Friday, April 17, 2009

Comparison


So there is this blog I read...it's on my list actually. It's called Resolved 2 Worship. Beautiful title. I don't know why I read it, though. It often tempts me to compare and inevitably decide I don't measure up. I don't personally know the gal who writes it, but she seems amazing. She's younger than me, has 6 children with another on the way--and she homeschools. She's beautiful, runs marathons, and has her own photography business. Most of her blog posts could double as devotionals. She also has a degree in interior design and she and her family recently moved into a former beauty salon turned home--which she single-handedly (sp) redecorated on a budget of about $10. I'm exaggerating but not by much. She often posts these beautiful pictures of her beautiful children frolicking in the beautiful river. She shares what God is teaching her and it's always these deep amazing insights complete with Scripture alongside. Oh--and did I mention she sings and writes music, too? And that she never seems to have a bad hair day or children that fight or struggles in her marriage, or a baby that covers every outfit she owns in urp? (Oh, I forgot--she also makes her girls' clothes--and they always look amazingly cute and trendy.)

I tell myself that the image I paint in my mind of her life cannot be entirely accurate. She can't be perfect. She must have days where she feels the weight of her humanness...or maybe just gets a zit. Well, even if she doesn't, the truth is that I do. Though I love my life, I have plenty of days where I feel like I fall short, days where I not only feel frumpy & dumpy and out of style, but days where I see all my glaring faults and wonder how in the world my kids are going to turn out okay with a mom like me.

The truth though is that I am doing my best, and I am choosing to cling to Jesus and rest in Him. He doesn't judge me like I judge myself. The truth is that God holds my children in His hands. The truth is that although I can't sew a button on to save my life, I have been given gifts and I love using them to serve my God. And the truth is that in God's eyes I am beautiful every day. And as for my character, I am a work in progress and that is how it's supposed to be. He Who began a good work in me will be faithful to carry it to completion. (from Phil. 1:5-7).

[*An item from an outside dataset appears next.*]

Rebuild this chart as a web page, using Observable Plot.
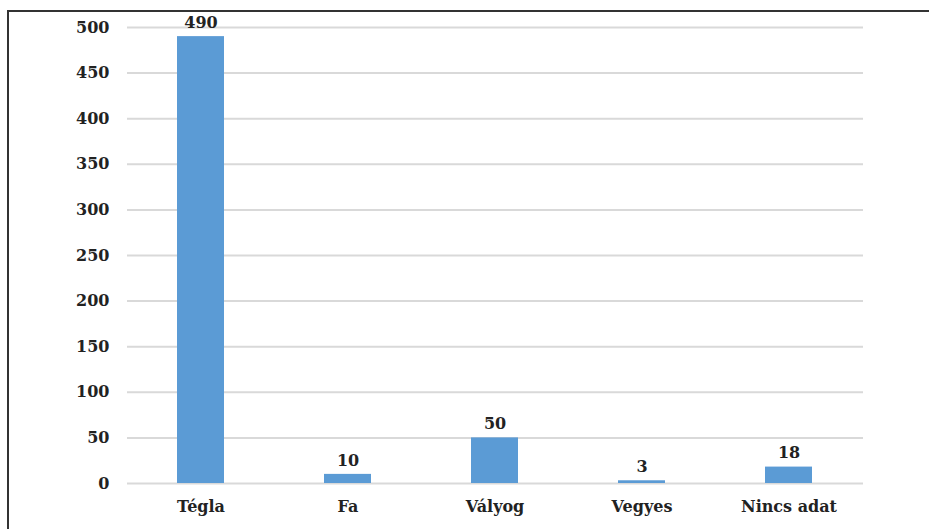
<!DOCTYPE html>
<html>
<head>
<meta charset="utf-8">
<script src="https://cdn.jsdelivr.net/npm/d3@7"></script>
<script src="https://cdn.jsdelivr.net/npm/@observablehq/plot@0.6"></script>
<style>
  html, body { margin: 0; padding: 0; background: #fff; overflow: hidden; }
  #wrap { position: relative; width: 929px; height: 529px; overflow: hidden; }
  #frame { position: absolute; left: 7px; top: 10px; width: 960px; height: 560px; border: 2px solid #333; box-sizing: border-box; }
  #chart { position: absolute; left: 0; top: 0; }
</style>
</head>
<body>
<div id="wrap"><div id="frame"></div><div id="chart"></div></div>
<script>
const categories = ["Tégla", "Fa", "Vályog", "Vegyes", "Nincs adat"];
const values = [490, 10, 50, 3, 18];
const yTicks = [0, 50, 100, 150, 200, 250, 300, 350, 400, 450, 500];

const data = categories.map((c, i) => ({category: c, value: values[i]}));
const font = "DejaVu Serif, Georgia, serif";

const chart = Plot.plot({
  width: 929,
  height: 529,
  marginLeft: 127,
  marginRight: 66,
  marginTop: 27,
  marginBottom: 46,
  style: {fontFamily: font, fontSize: "16px", fontWeight: "bold", color: "#222", background: "transparent"},
  x: {domain: categories, paddingInner: 0.68, paddingOuter: 0.34, label: null},
  y: {domain: [0, 500], label: null},
  marks: [
    Plot.ruleY(yTicks, {stroke: "#d9d9d9", strokeWidth: 2}),
    Plot.barY(data, {x: "category", y: "value", fill: "#5b9bd5"}),
    Plot.text(data, {x: "category", y: "value", text: d => String(d.value), dy: -14, fill: "#222", fontSize: 16, fontWeight: "bold"}),
    Plot.axisY({ticks: yTicks, tickSize: 0, tickPadding: 18, fontSize: 16, label: null}),
    Plot.axisX({tickSize: 0, tickPadding: 17, fontSize: 16, label: null})
  ]
});
document.getElementById("chart").appendChild(chart);
</script>
</body>
</html>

Yes, it's not good to compare.

3 comments:

Blessedw5mom said...

"The truth though is that I am doing my best, and I am choosing to cling to Jesus and rest in Him. He doesn't judge me like I judge myself. The truth is that God holds my children in His hands. The truth is that although I can't sew a button on to save my life, I have been given gifts and I love using them to serve my God. And the truth is that in God's eyes I am beautiful every day. And as for my character, I am a work in progress and that is how it's supposed to be. He Who began a good work in me will be faithful to carry it to completion. (from Phil. 1:5-7)."


Thank you Thank you my dear friend my days of humaness have been all lumped together lately ... but I do know that our God is good all the time and all the time God is good, I'll cling to that!

theswamphare said...

You write better'n I do.

Danielle said...

Not only she seem to not fight in her marriage, it seems that their marriage is completely awesome. That is the hardest part for me as far as the comparison goes, I think. And I wish I had 1/10 as much energy.